[Dataset items]
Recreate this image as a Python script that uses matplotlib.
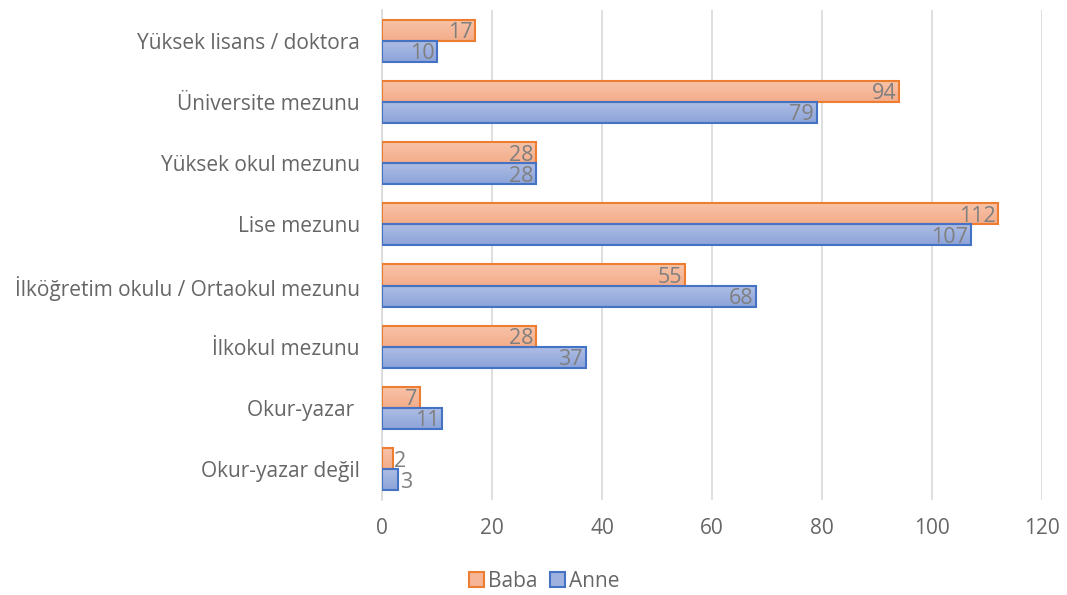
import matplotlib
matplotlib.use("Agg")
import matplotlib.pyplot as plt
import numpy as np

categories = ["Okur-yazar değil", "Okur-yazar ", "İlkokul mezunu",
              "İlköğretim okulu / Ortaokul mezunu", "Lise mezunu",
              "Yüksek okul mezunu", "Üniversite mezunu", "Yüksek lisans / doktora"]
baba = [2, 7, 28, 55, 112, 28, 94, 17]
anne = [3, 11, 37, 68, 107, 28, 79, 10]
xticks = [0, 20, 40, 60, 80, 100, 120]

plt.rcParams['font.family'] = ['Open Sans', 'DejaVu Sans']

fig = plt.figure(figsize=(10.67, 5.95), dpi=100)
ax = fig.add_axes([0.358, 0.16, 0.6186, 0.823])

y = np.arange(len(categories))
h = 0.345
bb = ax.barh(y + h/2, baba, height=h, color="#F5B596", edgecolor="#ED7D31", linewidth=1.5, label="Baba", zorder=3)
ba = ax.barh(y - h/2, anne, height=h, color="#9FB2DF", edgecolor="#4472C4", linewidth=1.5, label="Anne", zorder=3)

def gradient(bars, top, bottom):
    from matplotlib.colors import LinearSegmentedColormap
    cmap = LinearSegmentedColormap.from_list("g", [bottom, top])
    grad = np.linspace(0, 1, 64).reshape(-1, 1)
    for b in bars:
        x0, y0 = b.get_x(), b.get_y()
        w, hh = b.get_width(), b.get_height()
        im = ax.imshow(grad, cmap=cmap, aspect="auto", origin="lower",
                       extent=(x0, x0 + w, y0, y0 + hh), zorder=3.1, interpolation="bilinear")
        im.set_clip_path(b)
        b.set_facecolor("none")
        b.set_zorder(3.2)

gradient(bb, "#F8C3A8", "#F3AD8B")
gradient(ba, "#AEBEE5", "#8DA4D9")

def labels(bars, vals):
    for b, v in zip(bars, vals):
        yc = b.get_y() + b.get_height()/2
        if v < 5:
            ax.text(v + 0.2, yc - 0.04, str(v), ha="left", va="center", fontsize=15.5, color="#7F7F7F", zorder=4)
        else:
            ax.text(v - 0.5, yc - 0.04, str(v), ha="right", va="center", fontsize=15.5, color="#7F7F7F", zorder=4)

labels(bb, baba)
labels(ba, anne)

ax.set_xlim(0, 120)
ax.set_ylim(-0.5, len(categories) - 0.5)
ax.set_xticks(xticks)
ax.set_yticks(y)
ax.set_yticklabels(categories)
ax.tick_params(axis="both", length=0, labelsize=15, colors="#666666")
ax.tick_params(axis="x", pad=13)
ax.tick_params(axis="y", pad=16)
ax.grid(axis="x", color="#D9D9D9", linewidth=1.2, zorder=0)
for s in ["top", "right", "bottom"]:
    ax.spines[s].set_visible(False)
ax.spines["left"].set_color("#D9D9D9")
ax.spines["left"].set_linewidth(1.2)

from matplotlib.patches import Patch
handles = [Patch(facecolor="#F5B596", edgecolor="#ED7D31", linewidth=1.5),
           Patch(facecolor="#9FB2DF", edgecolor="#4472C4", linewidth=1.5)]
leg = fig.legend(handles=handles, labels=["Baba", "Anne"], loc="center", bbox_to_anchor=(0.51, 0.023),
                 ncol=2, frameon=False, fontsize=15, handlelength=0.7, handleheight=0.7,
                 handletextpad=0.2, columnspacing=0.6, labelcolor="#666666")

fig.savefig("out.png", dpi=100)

==

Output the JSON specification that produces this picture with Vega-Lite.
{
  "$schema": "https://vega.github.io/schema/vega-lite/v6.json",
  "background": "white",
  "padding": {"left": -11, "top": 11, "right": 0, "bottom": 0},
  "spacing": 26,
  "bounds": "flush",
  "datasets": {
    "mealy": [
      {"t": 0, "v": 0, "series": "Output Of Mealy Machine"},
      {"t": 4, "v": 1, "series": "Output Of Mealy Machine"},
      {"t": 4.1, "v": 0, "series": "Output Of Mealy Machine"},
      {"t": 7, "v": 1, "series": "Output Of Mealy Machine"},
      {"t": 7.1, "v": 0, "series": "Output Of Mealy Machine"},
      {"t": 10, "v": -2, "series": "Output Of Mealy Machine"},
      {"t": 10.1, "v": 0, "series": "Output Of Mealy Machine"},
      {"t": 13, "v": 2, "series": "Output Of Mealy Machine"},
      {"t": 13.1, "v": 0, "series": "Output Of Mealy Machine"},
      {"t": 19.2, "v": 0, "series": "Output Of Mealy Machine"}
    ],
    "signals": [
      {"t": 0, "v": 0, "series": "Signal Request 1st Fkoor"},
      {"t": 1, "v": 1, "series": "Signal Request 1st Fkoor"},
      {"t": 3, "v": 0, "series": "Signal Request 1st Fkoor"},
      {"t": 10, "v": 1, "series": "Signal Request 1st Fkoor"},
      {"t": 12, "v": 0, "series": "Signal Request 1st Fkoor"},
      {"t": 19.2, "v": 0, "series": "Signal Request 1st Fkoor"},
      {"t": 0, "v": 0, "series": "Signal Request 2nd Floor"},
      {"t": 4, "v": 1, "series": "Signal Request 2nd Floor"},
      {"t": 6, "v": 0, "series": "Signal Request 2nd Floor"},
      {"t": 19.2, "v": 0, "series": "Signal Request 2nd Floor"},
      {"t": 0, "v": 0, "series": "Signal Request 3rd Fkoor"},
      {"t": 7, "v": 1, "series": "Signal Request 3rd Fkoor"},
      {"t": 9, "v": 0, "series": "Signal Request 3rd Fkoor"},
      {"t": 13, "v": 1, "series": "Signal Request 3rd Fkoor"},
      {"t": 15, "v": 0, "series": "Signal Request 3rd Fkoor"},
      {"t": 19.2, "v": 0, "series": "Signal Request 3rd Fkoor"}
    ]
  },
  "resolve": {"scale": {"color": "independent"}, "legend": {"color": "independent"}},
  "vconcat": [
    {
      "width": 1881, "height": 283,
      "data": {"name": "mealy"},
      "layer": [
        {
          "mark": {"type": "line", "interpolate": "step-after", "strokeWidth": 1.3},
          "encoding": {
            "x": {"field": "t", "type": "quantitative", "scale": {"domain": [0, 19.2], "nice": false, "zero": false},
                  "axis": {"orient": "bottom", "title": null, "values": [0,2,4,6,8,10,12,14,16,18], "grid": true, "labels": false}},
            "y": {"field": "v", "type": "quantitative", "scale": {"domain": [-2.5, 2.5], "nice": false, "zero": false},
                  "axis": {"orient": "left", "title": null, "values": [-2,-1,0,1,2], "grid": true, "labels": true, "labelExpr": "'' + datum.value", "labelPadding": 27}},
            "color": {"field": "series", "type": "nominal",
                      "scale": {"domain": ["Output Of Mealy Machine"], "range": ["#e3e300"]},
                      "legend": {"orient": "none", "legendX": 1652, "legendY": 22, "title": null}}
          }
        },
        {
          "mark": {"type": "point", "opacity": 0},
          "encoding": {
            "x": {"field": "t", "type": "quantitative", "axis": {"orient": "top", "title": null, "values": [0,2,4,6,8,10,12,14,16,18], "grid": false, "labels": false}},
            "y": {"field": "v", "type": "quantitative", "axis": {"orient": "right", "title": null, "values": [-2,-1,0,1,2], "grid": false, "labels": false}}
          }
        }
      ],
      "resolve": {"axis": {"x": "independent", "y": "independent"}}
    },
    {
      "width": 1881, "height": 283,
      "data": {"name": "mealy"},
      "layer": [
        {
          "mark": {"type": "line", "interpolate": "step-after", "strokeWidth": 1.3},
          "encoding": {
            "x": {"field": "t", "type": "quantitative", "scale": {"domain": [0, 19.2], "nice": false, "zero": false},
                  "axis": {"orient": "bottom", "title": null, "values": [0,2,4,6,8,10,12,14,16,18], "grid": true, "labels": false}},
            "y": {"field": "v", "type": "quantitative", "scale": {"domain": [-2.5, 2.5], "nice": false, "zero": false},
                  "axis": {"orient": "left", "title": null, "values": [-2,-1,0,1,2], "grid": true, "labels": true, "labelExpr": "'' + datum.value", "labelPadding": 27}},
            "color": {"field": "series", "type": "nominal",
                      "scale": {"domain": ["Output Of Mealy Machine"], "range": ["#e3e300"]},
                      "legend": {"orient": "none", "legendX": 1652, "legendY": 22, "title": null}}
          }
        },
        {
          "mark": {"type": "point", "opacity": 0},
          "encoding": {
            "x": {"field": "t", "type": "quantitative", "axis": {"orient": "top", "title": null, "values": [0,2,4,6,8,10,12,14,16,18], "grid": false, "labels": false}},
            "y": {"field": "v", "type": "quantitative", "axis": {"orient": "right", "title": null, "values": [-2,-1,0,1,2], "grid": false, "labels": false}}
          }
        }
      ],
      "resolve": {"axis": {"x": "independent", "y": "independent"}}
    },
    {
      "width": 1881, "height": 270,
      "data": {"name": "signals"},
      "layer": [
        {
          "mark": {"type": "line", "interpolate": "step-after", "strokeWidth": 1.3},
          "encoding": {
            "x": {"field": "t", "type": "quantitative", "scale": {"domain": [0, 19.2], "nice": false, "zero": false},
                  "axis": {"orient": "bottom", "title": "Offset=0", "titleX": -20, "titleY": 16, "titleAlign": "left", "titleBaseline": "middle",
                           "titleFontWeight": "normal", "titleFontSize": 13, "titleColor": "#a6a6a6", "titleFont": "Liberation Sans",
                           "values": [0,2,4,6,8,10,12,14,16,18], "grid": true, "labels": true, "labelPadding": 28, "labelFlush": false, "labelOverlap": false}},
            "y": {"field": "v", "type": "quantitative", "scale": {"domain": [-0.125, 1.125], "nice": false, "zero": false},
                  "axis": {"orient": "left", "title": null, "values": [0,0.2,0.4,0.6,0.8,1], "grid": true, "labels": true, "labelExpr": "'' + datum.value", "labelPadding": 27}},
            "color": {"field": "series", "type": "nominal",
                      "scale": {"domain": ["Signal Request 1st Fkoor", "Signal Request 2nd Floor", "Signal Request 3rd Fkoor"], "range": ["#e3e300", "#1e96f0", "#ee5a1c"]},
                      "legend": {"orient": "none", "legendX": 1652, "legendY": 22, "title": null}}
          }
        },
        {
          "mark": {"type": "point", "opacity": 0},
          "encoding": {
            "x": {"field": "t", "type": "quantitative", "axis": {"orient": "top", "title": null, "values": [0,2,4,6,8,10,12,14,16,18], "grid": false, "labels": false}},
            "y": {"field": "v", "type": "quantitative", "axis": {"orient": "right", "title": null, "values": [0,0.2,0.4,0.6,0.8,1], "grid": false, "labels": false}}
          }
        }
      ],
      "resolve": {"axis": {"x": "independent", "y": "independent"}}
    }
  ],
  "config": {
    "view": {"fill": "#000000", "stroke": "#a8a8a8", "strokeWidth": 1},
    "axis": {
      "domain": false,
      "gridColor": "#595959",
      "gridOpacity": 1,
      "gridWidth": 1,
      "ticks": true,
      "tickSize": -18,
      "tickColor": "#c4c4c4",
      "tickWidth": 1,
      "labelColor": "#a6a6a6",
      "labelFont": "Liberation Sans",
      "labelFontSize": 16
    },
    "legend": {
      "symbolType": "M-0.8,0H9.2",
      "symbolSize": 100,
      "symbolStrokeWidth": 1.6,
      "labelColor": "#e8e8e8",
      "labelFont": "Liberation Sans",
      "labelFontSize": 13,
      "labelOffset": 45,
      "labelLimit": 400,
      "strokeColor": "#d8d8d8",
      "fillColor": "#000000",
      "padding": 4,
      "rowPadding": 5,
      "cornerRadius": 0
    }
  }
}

▸ **WHAT YOU HAVE TO DO**: Reproduce exactly the section that begins with the line containing "Recreate this image" and ends with the line containing "labels(ba, anne)". Both boundary lines belong in the copy, but pictures do not.

▸ **OUTPUT OF THE TASK**:
Recreate this image as a Python script that uses matplotlib.
import matplotlib
matplotlib.use("Agg")
import matplotlib.pyplot as plt
import numpy as np

categories = ["Okur-yazar değil", "Okur-yazar ", "İlkokul mezunu",
              "İlköğretim okulu / Ortaokul mezunu", "Lise mezunu",
              "Yüksek okul mezunu", "Üniversite mezunu", "Yüksek lisans / doktora"]
baba = [2, 7, 28, 55, 112, 28, 94, 17]
anne = [3, 11, 37, 68, 107, 28, 79, 10]
xticks = [0, 20, 40, 60, 80, 100, 120]

plt.rcParams['font.family'] = ['Open Sans', 'DejaVu Sans']

fig = plt.figure(figsize=(10.67, 5.95), dpi=100)
ax = fig.add_axes([0.358, 0.16, 0.6186, 0.823])

y = np.arange(len(categories))
h = 0.345
bb = ax.barh(y + h/2, baba, height=h, color="#F5B596", edgecolor="#ED7D31", linewidth=1.5, label="Baba", zorder=3)
ba = ax.barh(y - h/2, anne, height=h, color="#9FB2DF", edgecolor="#4472C4", linewidth=1.5, label="Anne", zorder=3)

def gradient(bars, top, bottom):
    from matplotlib.colors import LinearSegmentedColormap
    cmap = LinearSegmentedColormap.from_list("g", [bottom, top])
    grad = np.linspace(0, 1, 64).reshape(-1, 1)
    for b in bars:
        x0, y0 = b.get_x(), b.get_y()
        w, hh = b.get_width(), b.get_height()
        im = ax.imshow(grad, cmap=cmap, aspect="auto", origin="lower",
                       extent=(x0, x0 + w, y0, y0 + hh), zorder=3.1, interpolation="bilinear")
        im.set_clip_path(b)
        b.set_facecolor("none")
        b.set_zorder(3.2)

gradient(bb, "#F8C3A8", "#F3AD8B")
gradient(ba, "#AEBEE5", "#8DA4D9")

def labels(bars, vals):
    for b, v in zip(bars, vals):
        yc = b.get_y() + b.get_height()/2
        if v < 5:
            ax.text(v + 0.2, yc - 0.04, str(v), ha="left", va="center", fontsize=15.5, color="#7F7F7F", zorder=4)
        else:
            ax.text(v - 0.5, yc - 0.04, str(v), ha="right", va="center", fontsize=15.5, color="#7F7F7F", zorder=4)

labels(bb, baba)
labels(ba, anne)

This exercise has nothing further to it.